Nulla di nuovo, dunque, sul piano narrativo. Gli unici soprassalti stilistici Cardasis li riserva ai sogni musicali ad occhi aperti del giovane Ulysses, il quale in tal modo vorrebbe rappresentare il proprio mondo ideale, peraltro con un espediente narrativo-formale molto simile a quello adottato dal nostro Ivan Cotroneo nel suo recente Un bacio. Forse si tratta solo di una coincidenza; certo però che la tematica è assai simile. Rispetto al collega italiano, Cardasis riesce comunque a tenere a freno l’ansia di sottolineare la bruttezza del mondo circostante nonché la conseguente impossibilità di concretizzare i desideri più intimi. L’aspirazione di Ulysses (interpretato in modo non molto convincente, al pari del resto del cast, dal giovanissimo Luka Kain) è quella di vivere una vita normale priva di ipocrisie, nella totale libertà di amare ed essere riamato.

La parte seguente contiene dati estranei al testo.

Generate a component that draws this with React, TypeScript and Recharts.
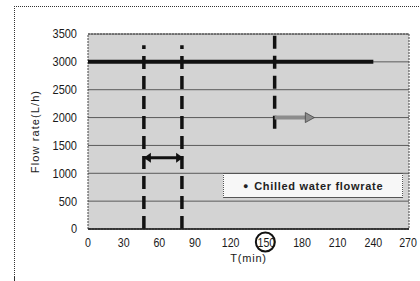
import React from 'react';
import { ComposedChart, Line, XAxis, YAxis, CartesianGrid, ReferenceArea, Legend } from 'recharts';

// ---- data ----
const xTicks = [0, 30, 60, 90, 120, 150, 180, 210, 240, 270];
const yTicks = [0, 500, 1000, 1500, 2000, 2500, 3000, 3500];

// chilled water flowrate (min, L/h)
const flowTimes = [0, 240];
const flowRates = [3000, 3000];

// dashed vertical markers
const markerTimes = [47, 79, 157];
const markerBottoms = [0, 0, 1800];
const markerTops = [3300, 3300, 3500];

// double-headed interval arrow
const intervalTimes = [47, 80];
const intervalRates = [1280, 1280];

// grey shift arrow
const shiftTimes = [157, 187];
const shiftRates = [2000, 2000];

const circledTick = 150;

const flowData = flowTimes.map((t, i) => ({ t, v: flowRates[i] }));
const markerData = markerTimes.map((t, i) => [
  { t, v: markerBottoms[i] },
  { t, v: markerTops[i] },
]);
const intervalData = intervalTimes.map((t, i) => ({ t, v: intervalRates[i] }));
const shiftData = shiftTimes.map((t, i) => ({ t, v: shiftRates[i] }));

const tickFont = "'Liberation Sans', Arial, sans-serif";
const labelFont = "'Liberation Sans', Arial, sans-serif";

const XTick = (props: any) => {
  const { x, y, payload } = props;
  return (
    <g>
      <g transform={`translate(${x},${y + 5}) scale(0.85,1)`}>
        <text x={0} y={0} dy="0.355em" textAnchor="middle" fontFamily={tickFont} fontSize={12.5} fill="#1a1a1a">
          {payload.value}
        </text>
      </g>
      {payload.value === circledTick && (
        <ellipse cx={x - 1} cy={y + 4} rx={9.5} ry={9.5} fill="none" stroke="#111" strokeWidth={2} />
      )}
    </g>
  );
};

const YTick = (props: any) => {
  const { x, y, payload } = props;
  return (
    <g transform={`translate(${x},${y}) scale(0.88,1)`}>
      <text x={0} y={0} dy="0.355em" textAnchor="end" fontFamily={tickFont} fontSize={12.5} fill="#1a1a1a">
        {payload.value}
      </text>
    </g>
  );
};

const doubleArrowDot = (p: any) => {
  const dir = p.index === 0 ? -1 : 1;
  const { cx, cy } = p;
  return (
    <path
      key={`da-${p.index}`}
      d={`M${cx},${cy} L${cx - dir * 7},${cy - 5} L${cx - dir * 7},${cy + 5} Z`}
      fill="#111"
    />
  );
};

const shiftArrowDot = (p: any) => {
  const { cx, cy } = p;
  if (p.index === 0) return <g key={`sa-${p.index}`} />;
  return (
    <path
      key={`sa-${p.index}`}
      d={`M${cx + 4},${cy} L${cx - 5},${cy - 5} L${cx - 5},${cy + 5} Z`}
      fill="#8c8c8c"
      stroke="#444"
      strokeWidth={0.8}
    />
  );
};

const LegendBox = () => (
  <div
    style={{
      width: 180,
      height: 25,
      boxSizing: 'border-box',
      border: '1px solid #555',
      borderLeft: '1px dotted #555',
      borderRight: '1px dotted #555',
      background: '#f7f7f7',
      display: 'flex',
      alignItems: 'center',
      paddingLeft: 19,
      fontFamily: labelFont,
      fontSize: 11,
      fontWeight: 'bold',
      letterSpacing: 0.7,
      color: '#222',
      whiteSpace: 'nowrap',
    }}
  >
    <span style={{ fontSize: 9, marginRight: 5 }}>●</span>
    Chilled water flowrate
  </div>
);

export default function App() {
  return (
    <div style={{ position: 'absolute', left: 0, top: 0, width: 420, height: 281, background: '#fff' }}>
      <div
        style={{
          position: 'absolute',
          left: 14,
          top: 6,
          width: 406,
          height: 268,
          borderTop: '1px dotted #333',
          borderLeft: '1px dotted #333',
        }}
      />
      <div style={{ position: 'absolute', left: 14, top: 276, width: 1, height: 5, background: '#333' }} />
      <ComposedChart
        width={420}
        height={281}
        margin={{ top: 34, right: 11, bottom: 22, left: 0 }}
        style={{ position: 'absolute', left: 0, top: 0 }}
      >
        <CartesianGrid vertical={false} stroke="#5a5a5a" strokeWidth={1} fill="#d3d3d3" fillOpacity={1} />
        <XAxis
          dataKey="t"
          type="number"
          domain={[0, 270]}
          ticks={xTicks}
          allowDataOverflow
          height={30}
          tickSize={0}
          tickMargin={9}
          tickLine={false}
          axisLine={{ stroke: '#222', strokeWidth: 1.5 }}
          tick={<XTick />}
          label={{
            content: (props: any) => {
              const vb = props.viewBox;
              return (
                <text
                  x={vb.x + vb.width / 2}
                  y={258}
                  dy="0.355em"
                  textAnchor="middle"
                  fontFamily={labelFont}
                  fontSize={11}
                  letterSpacing={0.8}
                  fill="#1a1a1a"
                >
                  T(min)
                </text>
              );
            },
          }}
        />
        <YAxis
          dataKey="v"
          type="number"
          domain={[0, 3500]}
          ticks={yTicks}
          allowDataOverflow
          width={88}
          tickSize={0}
          tickMargin={11}
          tickLine={false}
          axisLine={false}
          tick={<YTick />}
          label={{
            content: (props: any) => {
              const vb = props.viewBox;
              const cx = 35;
              const cy = vb.y + vb.height / 2;
              return (
                <text
                  x={cx}
                  y={cy}
                  dy="0.355em"
                  textAnchor="middle"
                  transform={`rotate(-90, ${cx}, ${cy})`}
                  fontFamily={labelFont}
                  fontSize={11}
                  letterSpacing={1.1}
                  fill="#1a1a1a"
                >
                  Flow rate(L/h)
                </text>
              );
            },
          }}
        />
        <ReferenceArea x1={0} x2={270} y1={0} y2={3500} fill="none" stroke="#444" strokeDasharray="2 1" />
        {markerData.map((d, i) => (
          <Line
            key={`m-${i}`}
            data={d}
            dataKey="v"
            type="linear"
            stroke="#111"
            strokeWidth={3.5}
            strokeDasharray="13 7"
            dot={false}
            activeDot={false}
            isAnimationActive={false}
            legendType="none"
          />
        ))}
        <Line
          data={shiftData}
          dataKey="v"
          type="linear"
          stroke="#8c8c8c"
          strokeWidth={4}
          dot={shiftArrowDot}
          activeDot={false}
          isAnimationActive={false}
          legendType="none"
        />
        <Line
          data={intervalData}
          dataKey="v"
          type="linear"
          stroke="#111"
          strokeWidth={3}
          dot={doubleArrowDot}
          activeDot={false}
          isAnimationActive={false}
          legendType="none"
        />
        <Line
          name="Chilled water flowrate"
          data={flowData}
          dataKey="v"
          type="linear"
          stroke="#111"
          strokeWidth={4}
          dot={false}
          activeDot={false}
          isAnimationActive={false}
        />
        <Legend
          layout="horizontal"
          verticalAlign="middle"
          align="center"
          content={<LegendBox />}
          wrapperStyle={{ position: 'absolute', left: 223, top: 173, width: 180, height: 25 }}
        />
      </ComposedChart>
    </div>
  );
}
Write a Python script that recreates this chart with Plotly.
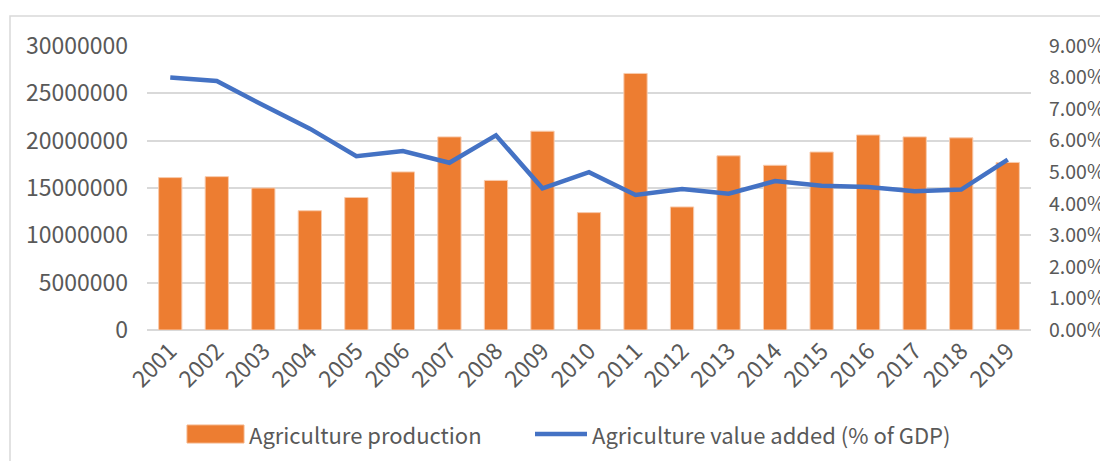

Un messaggio altamente condivisibile che arriva però un po’ annacquato da un certo didascalismo di fondo scaturito, in primo luogo, da uno script che non si premura di fornire un’autentica tridimensionalità all’intero gruppo di personaggi messi in scena. Su tutti spicca in negativo una zia Rose talmente ottusa nella sua inspiegata crociata anti-gay da sembrare alla fine semplicemente poco credibile.
Così Saturday Church – il titolo deriva dall’organizzazione religiosa che regala conforto al gruppo di bisognosi del quale entra a far parte il protagonista – appare quasi una sorta di compito scolastico ben fatto ma senza anima, latitando quel pathos che al contrario sarebbe stato indispensabile per far salire di livello l’esordio di Cardasis. Accontentiamoci allora del valore, tutt’altro che trascurabile, pedagogico di un’opera come questa. Se i discorsi sulle incomprensioni famigliari, il bullismo scolastico e in generale l’incapacità di provare un sentimento di solidarietà nei confronti di coloro che si sentono “corpi estranei” in ambito sociale, verranno recepiti da una, più o meno vasta, platea di ragazzi allora il film di Cardasis avrà pienamente adempiuto al proprio obiettivo. Se poi questo avverrà – nella speranza che sia veramente così – senza la spinta di un cinema indimenticabile, potremo sempre dire che il fine giustifica qualsiasi mezzo. Persino quello di aver realizzato un piccolo film altrimenti destinato, sfrondandolo del suo importante contenuto, al dimenticatoio per eccesso di pavidità nel prendere di petto la tematica principale.